Texas is the fastest growing state, with more than 9 million new residents between 2000 and 2022. The exploding population requires an updated and more robust infrastructure. Encouraging careers in construction among the younger generation is vital to meet these demands. The education Texas A&M provides allows students to see every angle of construction, from the work done in the office to the job site. This valuable look into the industry allows us to communicate with students about the varied career paths construction offers.

Why do you think fewer young people are interested in construction?

I can’t speak to the exact reason of there being fewer young people interested in construction, but I can speak to the need for more people to meet the pace of construction in Texas. There is a skills gap that has become more prevalent, especially as we work to schedule subcontractors. What could be an issue is, young people may not understand the vast array of jobs available in construction. It is a lot more than swinging a hammer.

Today, we have drone pilots conducting energy audits and surveying projects for safety. The technology employed on a construction site, like virtual reality becoming prevalent, creating digital twins, and the sustainability initiatives we work on are second to none. Additionally, there are opportunities in marketing, business development, accounting, and other areas that many young people do not associate with construction, but it is where we need young talent.

As a general contractor, our responsibility extends beyond construction; we are committed to enlightening the next generation about diverse career opportunities within our industry. We host Days of Discovery for middle, high school, and college students, inviting them to explore our job sites firsthand. This experience not only showcases the variety of roles on site but also broadens their perspective by introducing them to offsite careers, ensuring they gain a comprehensive understanding of the sector.

Why is there such a need now for young people in the industry?

According to ABC, the workforce is getting older with one in five construction workers over the age of 55. When people retire, their knowledge goes with them if they have not passed it along to others. Reconnecting with young people and helping them realize the long and varied careers available in construction will help us keep up with the current demand, but also continue to innovate the industry. The new technologies transforming the industry are incredible. Presenting these opportunities to students is up to all of us in the industry, but it also is important for educators to know the possibilities as well.

Are there any other measures Skanska implements to attract and retain young people?

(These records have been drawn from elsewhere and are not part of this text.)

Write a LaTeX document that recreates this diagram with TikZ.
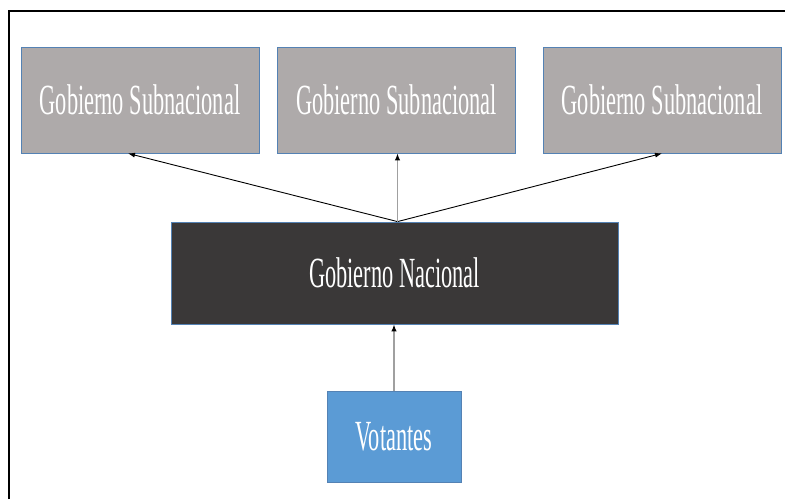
\documentclass[tikz,border=0pt]{standalone}
\usepackage{fontspec}
\newfontfamily\condserif[FakeStretch=0.52]{Liberation Serif}
\usetikzlibrary{arrows.meta}
\definecolor{subgray}{RGB}{174,170,170}
\definecolor{natdark}{RGB}{58,56,56}
\definecolor{votblue}{RGB}{91,155,213}
\definecolor{edgeblue}{RGB}{84,130,180}
\definecolor{linegray}{RGB}{160,160,160}
\tikzset{
  box/.style={draw=edgeblue, line width=0.8pt, rectangle, inner sep=0pt, text=white,
    font=\condserif\fontsize{43}{43}\selectfont},
  subbox/.style={box, fill=subgray, minimum width=238pt, minimum height=106pt},
  natbox/.style={box, fill=natdark, minimum width=447pt, minimum height=102pt},
  votbox/.style={box, fill=votblue, minimum width=134pt, minimum height=91pt},
  arr/.style={-{Latex[length=7pt,width=5pt]}, line width=0.9pt, black},
  grayarr/.style={-{Latex[length=7pt,width=5.5pt,color=black]}, line width=1.3pt, draw=linegray},
  frame/.style={line width=2pt, black}
}
\begin{document}
\begin{tikzpicture}[x=1pt,y=-1pt]
\useasboundingbox (0,0) rectangle (785,499);
\fill[white] (0,0) rectangle (785,499);
\draw[frame] (8.5,499) -- (8.5,11) -- (785,11);
\node[subbox] (s1) at (140,100) {Gobierno Subnacional};
\node[subbox] (s2) at (396.5,100) {Gobierno Subnacional};
\node[subbox] (s3) at (662,100) {Gobierno Subnacional};
\node[natbox] (n) at (394.5,273) {Gobierno Nacional};
\node[votbox] (v) at (394,436.5) {Votantes};
\coordinate (top) at ([xshift=3pt]n.north);
\draw[arr] (top) -- ([xshift=-12pt]s1.south);
\draw[arr] (top) -- (s3.south);
\draw[grayarr] (top) -- (top |- s2.south);
\draw[grayarr] (v.north) -- (v.north |- n.south);
\end{tikzpicture}
\end{document}
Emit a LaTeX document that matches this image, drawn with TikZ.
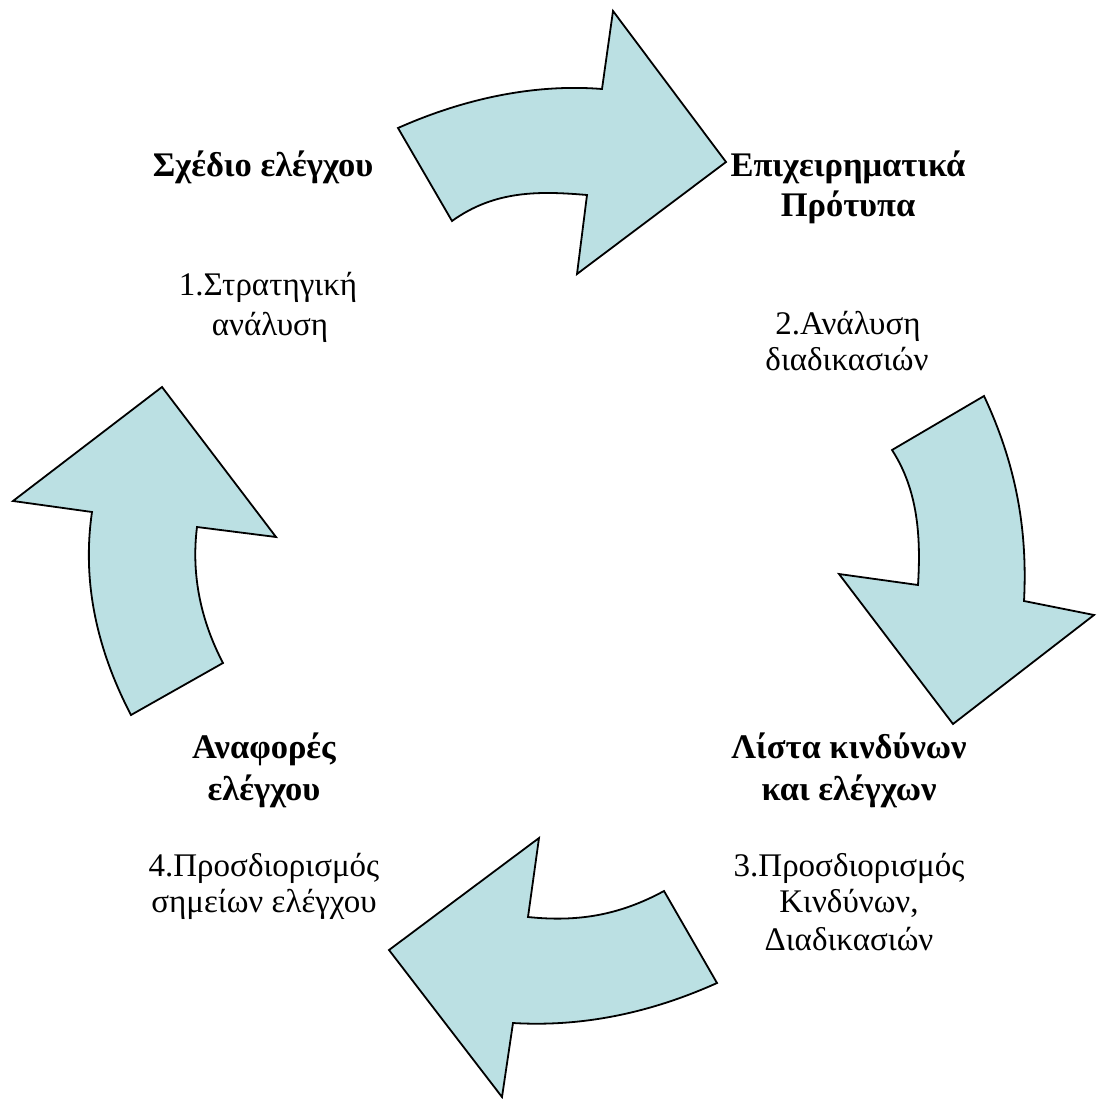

We have a robust internship program, which leads to long-term employment opportunities. We currently have employees who were interns 15, 20, and 25 years ago. When interns come to work with us, they get a taste for the company culture, which is important, but also the meaningful work they get to do. We currently have Texas A&M interns working on the Mays Business School project. Because they are on campus and on the job, they are in the trenches with the project. Plus, we depend on the interns to keep us updated with the weekly job site status reports. This way they are aware of what is happening throughout the project.

Beyond the Day of Discovery, we are active in career fairs. We have partnered with clients like Target and their I Built This event, where students talk to employees and do a small, hands-on building project. Events like this can tip the scale for students. One recent student was so intrigued by a conversation she had with our safety officer, she is now actively pursuing a construction degree so she can go into safety.

It is also beneficial to showcase women in the industry. Overall, women are an untapped talent pool, and they are a great fit in every part of the industry.

Are there any other benefits your work with Texas A&M contributes to your company's recruitment efforts?

As these young people begin their careers, many will work for smaller construction companies. This is a different kind of recruiting, but these subcontractor partnerships are critical to the success of a project. Working in lockstep with subcontractors who are willing to provide quality services and hold exceptional standards is ideal. Many Aggies have an entrepreneurial spirit, and I always look forward to working with Aggies, whether as a Skanska recruit or subcontractor.

What degree do most Aggie alum in your company hold? How does their education prepare them for a successful career?

The degree most Aggie alum hold is construction science. A degree from Texas A&M University is hard won. Consistently ranked at the top of the lists of schools for construction and engineering degrees, these students know how to work, problem solve, and they have Aggie values, which will carry them far in business and in life.

For me, working on the Texas A&M project is a deeply rewarding experience that goes above and beyond the traditional scope of work. This work provides me the chance to give back to the institution that shaped my education and career. And now I get to play a part in doing the same thing for future generations.

As universities invest in campus development, the passion and expertise alumni bring to a project is second to none. In the end, it becomes a strategic advantage for the university as the connection runs deep and the bond between the university and alum persists for many years to come.

Editor’s Note: This interview has been edited for length and clarity.

Dennis Yung is Executive Vice President and General Manager at Skanska USA Building, a project development and construction group, where he oversees building operations for Houston and North Texas. He is also a 1985 graduate of Texas A&M University.